First, we observe that data are noisy, erroneous,
or missing. For example, jargons, misspelled words,
and incorrect grammars pose significant technical
challenges for linguistic analysis. Moreover, data
captured by mobile and wearable devices and
sensors can be noisy.
Secondly, we point out that, as data grow
exponentially, it becomes increasingly difficult for
companies to ensure that their sources of data and
information therein are trustworthy.
Veracity of Big Data, which is an issue of data
validity, is a bigger challenge than volume, velocity,
and variety in BDA. It is estimated that
approximately 20–25% of online consumer reviews
texts are fake (Qiao, 2017; Hayek, 2020). In our
Project, data validity, more than an issue of veracity,
is a parameter depending on the data quality at the
input point.
Given these premises, data cleaning, filtering,
and selection techniques able to detect and remove
noise and abnormality from data automatically
become essential.
In any knowledge extraction process, the value
of extracted knowledge is related to the quality of
the used data. Big Data problems, generated by
massive growth in the scale of data observed in
recent years, also follow the same issue. A common
problem affecting data, and Big Data, quality is the
presence of noise, particularly in classification
problems, where label noise refers to the incorrect
labeling of training instances, and is known to be a
very disruptive feature of data (Garcia-Gil, 2019). In
our approach, data are labelled initially by human
operators, and gradually passed on as a training set
to the supervised ML algorithms. This procedure
avoids having many partially or even unlabelled
data.
Our research focuses on the development of
uniform data quality standards and metrics for BDA
that address some of the various data quality
dimensions (e.g., accuracy, accessibility, credibility,
consistency, completeness, integrity, auditability,
interpretability, and timeliness). In particular, our
research focuses on the set up of a panel of
indicators for the analysis of performance and
quality aspects of the BDA process.
To this aim, the most significant techniques and
the technologies considered in SIBDA belong to the
three following areas.
1. Data ingestion. Among the scenarios that
characterize the stage of acquisition and initial
processing of Big Data, one of the most relevant
concerns regards data coming from IoT, with the
enabling middleware and event processing
techniques that support an effective integration
(Marjani, 2017). For text analytics, the research
questions regard ECM, namely how advanced
content management applications are characterized
by the growing significance of information
extraction in the enterprise environment, and how
the diffusion of Big Data storage tools applies to
document-oriented databases.
2. Data storage. For BDA, we identify two
research questions: i) how to store large volumes of
data, including the whole documents; ii) how to
archive unstructured and variable data in a way that
makes them understandable automatically via a ML
approach.
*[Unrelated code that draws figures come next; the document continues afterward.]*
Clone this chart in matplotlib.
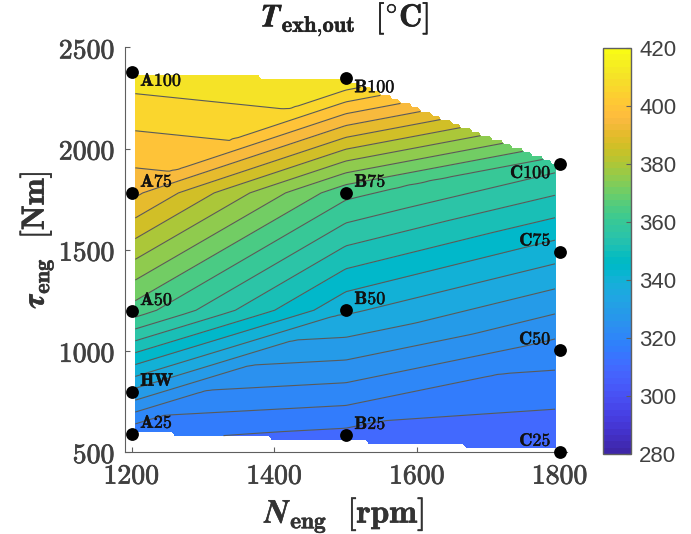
#!/usr/bin/env python
# Exhaust temperature map over the engine operating points
import matplotlib.pyplot as plt
import matplotlib.tri as mtri
import matplotlib.patheffects as pe
from matplotlib.cm import ScalarMappable
from matplotlib.colors import ListedColormap, Normalize
import numpy as np

point_names = ['A100', 'A75', 'A50', 'HW', 'A25', 'B100', 'B75', 'B50', 'B25', 'C100', 'C75', 'C50', 'C25']
point_rpm = [1200, 1200, 1200, 1200, 1200, 1500, 1500, 1500, 1500, 1800, 1800, 1800, 1800]
point_torque = [2380, 1782, 1197, 798, 590, 2348, 1782, 1202, 584, 1924, 1491, 1003, 501]
point_temp = [412.9, 396.6, 368.0, 334.0, 316.3, 415.0, 366.6, 341.0, 313.5, 361.7, 342.2, 322.5, 309.5]

# mesh between the operating points
mesh = [[0, 1, 5], [1, 6, 5], [1, 2, 6], [2, 7, 6], [2, 3, 7], [3, 4, 7], [4, 8, 7],
        [4, 12, 8], [8, 12, 11], [8, 11, 7], [7, 11, 10], [7, 10, 6], [6, 10, 9], [6, 9, 5]]

x_ticks = [1200, 1400, 1600, 1800]
y_ticks = [500, 1000, 1500, 2000, 2500]
cbar_ticks = [280, 300, 320, 340, 360, 380, 400, 420]

parula = [
    [0.2422, 0.1504, 0.6603], [0.2504, 0.1650, 0.7076], [0.2578, 0.1818, 0.7511], [0.2647, 0.1978, 0.7952],
    [0.2706, 0.2147, 0.8364], [0.2751, 0.2342, 0.8710], [0.2783, 0.2559, 0.8991], [0.2803, 0.2782, 0.9221],
    [0.2813, 0.3006, 0.9414], [0.2810, 0.3228, 0.9579], [0.2795, 0.3447, 0.9717], [0.2760, 0.3667, 0.9829],
    [0.2699, 0.3892, 0.9906], [0.2602, 0.4123, 0.9952], [0.2440, 0.4358, 0.9988], [0.2206, 0.4603, 0.9972],
    [0.1963, 0.4847, 0.9892], [0.1834, 0.5074, 0.9798], [0.1786, 0.5289, 0.9682], [0.1764, 0.5499, 0.9520],
    [0.1687, 0.5703, 0.9359], [0.1540, 0.5902, 0.9218], [0.1460, 0.6091, 0.9079], [0.1380, 0.6276, 0.8973],
    [0.1248, 0.6459, 0.8883], [0.1113, 0.6635, 0.8763], [0.0952, 0.6798, 0.8598], [0.0689, 0.6948, 0.8394],
    [0.0297, 0.7082, 0.8163], [0.0036, 0.7203, 0.7917], [0.0067, 0.7312, 0.7660], [0.0433, 0.7411, 0.7394],
    [0.0964, 0.7500, 0.7120], [0.1408, 0.7584, 0.6842], [0.1717, 0.7670, 0.6554], [0.1938, 0.7758, 0.6251],
    [0.2161, 0.7843, 0.5923], [0.2470, 0.7918, 0.5567], [0.2906, 0.7973, 0.5188], [0.3406, 0.8008, 0.4789],
    [0.3909, 0.8029, 0.4354], [0.4456, 0.8024, 0.3909], [0.5044, 0.7993, 0.3480], [0.5616, 0.7942, 0.3045],
    [0.6174, 0.7876, 0.2612], [0.6720, 0.7793, 0.2227], [0.7242, 0.7698, 0.1910], [0.7738, 0.7598, 0.1646],
    [0.8203, 0.7498, 0.1535], [0.8634, 0.7406, 0.1596], [0.9035, 0.7330, 0.1774], [0.9393, 0.7288, 0.2100],
    [0.9728, 0.7298, 0.2394], [0.9956, 0.7434, 0.2371], [0.9970, 0.7659, 0.2199], [0.9952, 0.7893, 0.2028],
    [0.9892, 0.8136, 0.1885], [0.9786, 0.8386, 0.1766], [0.9676, 0.8639, 0.1643], [0.9610, 0.8890, 0.1537],
    [0.9597, 0.9135, 0.1423], [0.9628, 0.9373, 0.1265], [0.9691, 0.9606, 0.1064], [0.9769, 0.9839, 0.0805],
]

plt.rcParams['mathtext.fontset'] = 'cm'
W = 691; H = 534
GREY = '#404040'
EDGE = '#5f5f5f'


def heavy(width, color):
    # cm bold is lighter than the latex bold extended, so thicken it a little
    return [pe.withStroke(linewidth=width, foreground=color)]


fig = plt.figure(figsize=(W/100, H/100), dpi=100)
ax = fig.add_axes([125/W, 1-452/H, 442/W, 404.5/H])
cax = fig.add_axes([602.7/W, 1-454/H, 28/W, 406.3/H])

cmap = ListedColormap(parula)
norm = Normalize(280, 420)
levels = np.arange(280, 425, 5)
# each band takes the colour of its lower level
band_colors = [cmap(norm(v)) for v in levels[:-1]]

tri = mtri.Triangulation(point_rpm, point_torque, mesh)
interp = mtri.LinearTriInterpolator(tri, point_temp)
gx, gy = np.meshgrid(np.arange(1205, 1794, 4.0), np.arange(521, 2362, 20.0))
gt = interp(gx, gy)

ax.contourf(gx, gy, gt, levels=levels, colors=band_colors)
ax.contour(gx, gy, gt, levels=levels, colors='#5a5a5a', linewidths=0.8)

ax.scatter(point_rpm, point_torque, s=85, c='k', clip_on=False, zorder=5, linewidths=0)

# label offsets from the dots, in pixels
for i, name in enumerate(point_names):
    if name[0] == 'C':
        dx, ha = -8.5, 'right'
    else:
        dx, ha = 8.5, 'left'
    dy = -9 if name in ('A100', 'B100', 'C100') else 11
    ax.annotate(r'$\mathbf{%s}$' % name, (point_rpm[i], point_torque[i]), xytext=(dx*0.72, dy*0.72),
                textcoords='offset points', ha=ha, va='center', fontsize=13, color='#111111', zorder=6,
                path_effects=heavy(0.3, '#111111'))

ax.set_xlim(1190.6, 1809.8)
ax.set_ylim(500, 2500)
ax.spines['top'].set_visible(False)
ax.spines['right'].set_visible(False)
ax.spines['left'].set_color(EDGE)
ax.spines['bottom'].set_color(EDGE)
ax.set_xticks(x_ticks)
ax.set_yticks(y_ticks)
ax.set_xticklabels([r'$\mathbf{%d}$' % v for v in x_ticks], fontsize=20, color=GREY)
ax.set_yticklabels([r'$\mathbf{%d}$' % v for v in y_ticks], fontsize=20, color=GREY)
for lab in ax.get_xticklabels() + ax.get_yticklabels():
    lab.set_path_effects(heavy(0.5, GREY))
ax.tick_params(direction='in', length=3.5, width=0.8, color=EDGE, pad=7)

fig.text(345/W, 1-515/H, r'$\mathbfit{N}_{\mathbf{eng}}\ \ \mathbf{[rpm]}$', fontsize=24, color='#333333',
         ha='center', va='center', path_effects=heavy(0.4, '#333333'))
fig.text(37/W, 1-240/H, r'$\mathbfit{\tau}_{\mathbf{eng}}\ \ \mathbf{[Nm]}$', fontsize=23, color='#333333',
         ha='center', va='center', rotation=90, path_effects=heavy(0.4, '#333333'))
fig.text(345/W, 1-20/H, r'$\mathbfit{T}_{\mathbf{exh{,}out}}\ \ [^{\circ}\mathbf{C}]$', fontsize=23, color='#222222',
         ha='center', va='center', path_effects=heavy(0.4, '#222222'))

cb = fig.colorbar(ScalarMappable(norm=norm, cmap=cmap), cax=cax)
cb.set_ticks(cbar_ticks)
cb.outline.set_edgecolor(EDGE)
cb.outline.set_linewidth(1.0)
cb.ax.tick_params(direction='in', length=3.5, width=0.8, color=EDGE, pad=6, labelsize=16, labelcolor=GREY)
for lab in cb.ax.get_yticklabels():
    lab.set_fontfamily('Liberation Sans')

fig.savefig('out.png', dpi=100)
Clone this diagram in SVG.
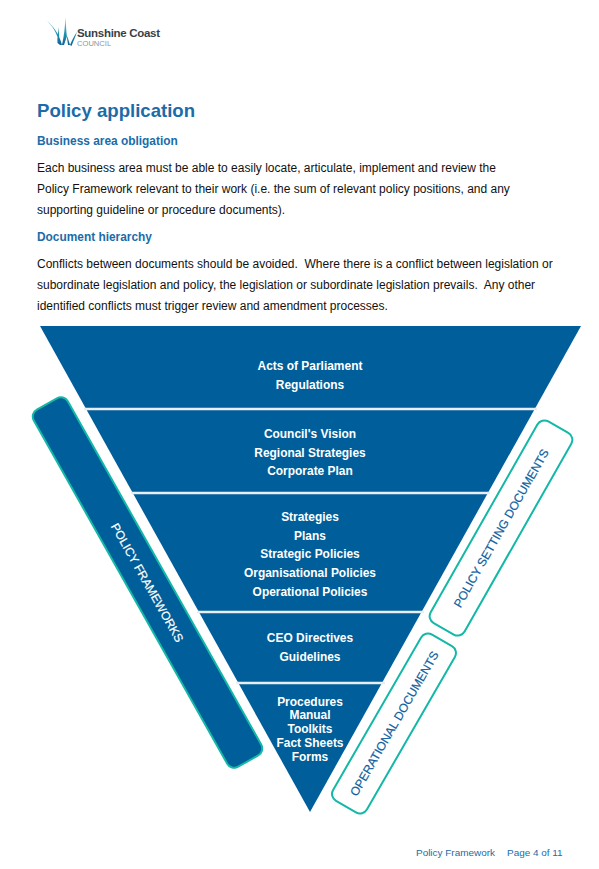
<svg xmlns="http://www.w3.org/2000/svg" width="599" height="869" viewBox="0 0 599 869">
<defs><linearGradient id="g" x1="0" y1="0" x2="0" y2="1"><stop offset="0" stop-color="#7fd0cf"/><stop offset=".6" stop-color="#1f8fb0"/><stop offset="1" stop-color="#0b5f93"/></linearGradient></defs>
<style>
text{font-family:"Liberation Sans",Arial,sans-serif;white-space:pre}
.b{font-size:12px;fill:#111}
.h{font-size:11.9px;font-weight:bold;fill:#1b6ca8}
.t{font-size:11.95px;font-weight:bold;fill:#fff;text-anchor:middle}
.s{fill:#fff;stroke:#14b8a6;stroke-width:2}
.l{font-size:12px;fill:#0e5f9e;stroke:#0e5f9e;stroke-width:.2;text-anchor:middle}
.div{stroke:#e8eef3;stroke-width:2.4}
.f{font-size:9.95px;fill:#1b6ca8}
</style>
<rect width="599" height="869" fill="#fff"/>
<g id="logo">
<path d="M47 21 C52 26 57 32 60 45 L62 45 C59 33 53 26 47 21Z M60 45 C59 38 59 33 59 27 C58 33 57 38 57.500 43Z M62 45 C64 36 65 27 65.500 17 C66 27 66.500 36 68 45 L70 45 C68 38 67 36 67 36 L64 45Z M70 45 C72 40 74 36 77 32 C75 38 73 42 71.500 46Z" fill="url(#g)"/>
<text x="77" y="37" font-size="11.5" font-weight="bold" fill="#3a3f45" letter-spacing="-.3">Sunshine Coast</text>
<text x="77" y="46" font-size="7.600" fill="#8f959a">COUNCIL</text>
</g>
<g id="page-text">
<text x="37" y="117" font-size="18.6" font-weight="bold" fill="#1b6ca8">Policy application</text>
<text class="h" x="37" y="145">Business area obligation</text>
<text class="b" x="37" y="172">Each business area must be able to easily locate, articulate, implement and review the</text>
<text class="b" x="37" y="193">Policy Framework relevant to their work (i.e. the sum of relevant policy positions, and any</text>
<text class="b" x="37" y="214">supporting guideline or procedure documents).</text>
<text class="h" x="37" y="241">Document hierarchy</text>
<text class="b" x="37" y="268">Conflicts between documents should be avoided.  Where there is a conflict between legislation or</text>
<text class="b" x="37" y="289">subordinate legislation and policy, the legislation or subordinate legislation prevails.  Any other</text>
<text class="b" x="37" y="310">identified conflicts must trigger review and amendment processes.</text>
</g>
<g id="pyramid">
<polygon points="40,326 581,326 310,812" fill="#005f9a"/>
<line class="div" x1="84" y1="409" x2="537" y2="409"/>
<line class="div" x1="131" y1="493" x2="490" y2="493"/>
<line class="div" x1="197" y1="612" x2="424" y2="612"/>
<line class="div" x1="236" y1="683" x2="385" y2="683"/>
</g>
<g id="level-1"><text class="t" x="310" y="370">Acts of Parliament</text><text class="t" x="310" y="389">Regulations</text></g>
<g id="level-2"><text class="t" x="310" y="438">Council's Vision</text><text class="t" x="310" y="457">Regional Strategies</text><text class="t" x="310" y="475">Corporate Plan</text></g>
<g id="level-3"><text class="t" x="310" y="521">Strategies</text><text class="t" x="310" y="540">Plans</text><text class="t" x="310" y="558">Strategic Policies</text><text class="t" x="310" y="577">Organisational Policies</text><text class="t" x="310" y="596">Operational Policies</text></g>
<g id="level-4"><text class="t" x="310" y="642">CEO Directives</text><text class="t" x="310" y="661">Guidelines</text></g>
<g id="level-5"><text class="t" x="310" y="706">Procedures</text><text class="t" x="310" y="719">Manual</text><text class="t" x="310" y="733">Toolkits</text><text class="t" x="310" y="747">Fact Sheets</text><text class="t" x="310" y="761">Forms</text></g>
<g id="policy-frameworks" transform="translate(147.5 582.5) rotate(60.6)">
<rect x="-205" y="-19.5" width="410" height="39" rx="8" fill="#005f9a" stroke="#14b8a6" stroke-width="2"/>
<text x="0" y="4.5" font-size="12" fill="#fff" stroke="#fff" stroke-width=".2" text-anchor="middle">POLICY FRAMEWORKS</text>
</g>
<g id="policy-setting" transform="translate(501 528) rotate(-60.4)">
<rect class="s" x="-116" y="-19.5" width="232" height="39" rx="8"/>
<text class="l" x="0" y="4.500">POLICY SETTING DOCUMENTS</text>
</g>
<g id="operational" transform="translate(394 723.5) rotate(-60)">
<rect class="s" x="-96" y="-19.5" width="192" height="39" rx="8"/>
<text class="l" x="0" y="4.500">OPERATIONAL DOCUMENTS</text>
</g>
<g id="footer">
<text class="f" x="416" y="856">Policy Framework</text>
<text class="f" x="507" y="856">Page 4 of 11</text>
</g>
</svg>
The solution lies in adopting NoSQL, or
document-oriented databases.
Another issue related to storage regards how to
limit the complexity and costs of the hardware
infrastructure when scaling up volumes.
Different storage models have been proposed in
the presence of large volumes and yet adequate
performance, particularly in response times. These
new types of databases include NoSQL databases
and NewSQL databases (Meier, 2019). An
interesting model is proposed for document-oriented
databases. Values consisting of semi-structured data
are represented in a standard format (e.g., XML,
JSON - JavaScript Object Notation - or BSON
(Binary JSON), and are organized as attributes or
name-value pairs, where one column can contain
hundreds of attributes. The most common examples
are CouchDB (JSON) and MongoDB (BSON). This
way of organizing information is suitable for
managing textual content.
3. Data analysis. Analytics applications are the
core of the Big Data phenomenon, as they are in
charge of extracting significant values and
knowledge from data acquired and archived with the
techniques above. This result can be achieved either
through Business Intelligence techniques, or through
more exploratory techniques, defined as Advanced
Analytics (Chawda, 2016; Elragal, 2019). The
generated knowledge has to be available to users and
shared effectively among all the actors of the
business processes that can benefit from it. In this
area, we mention the techniques of Big Data
Intelligence, Advanced Analytics, Content
Analytics, Enterprise Search (or Information
Discovery) (Hariri, 2019).
An overall view of the above themes is in Figure
1, where we show the component schema adopted
for our company’s model.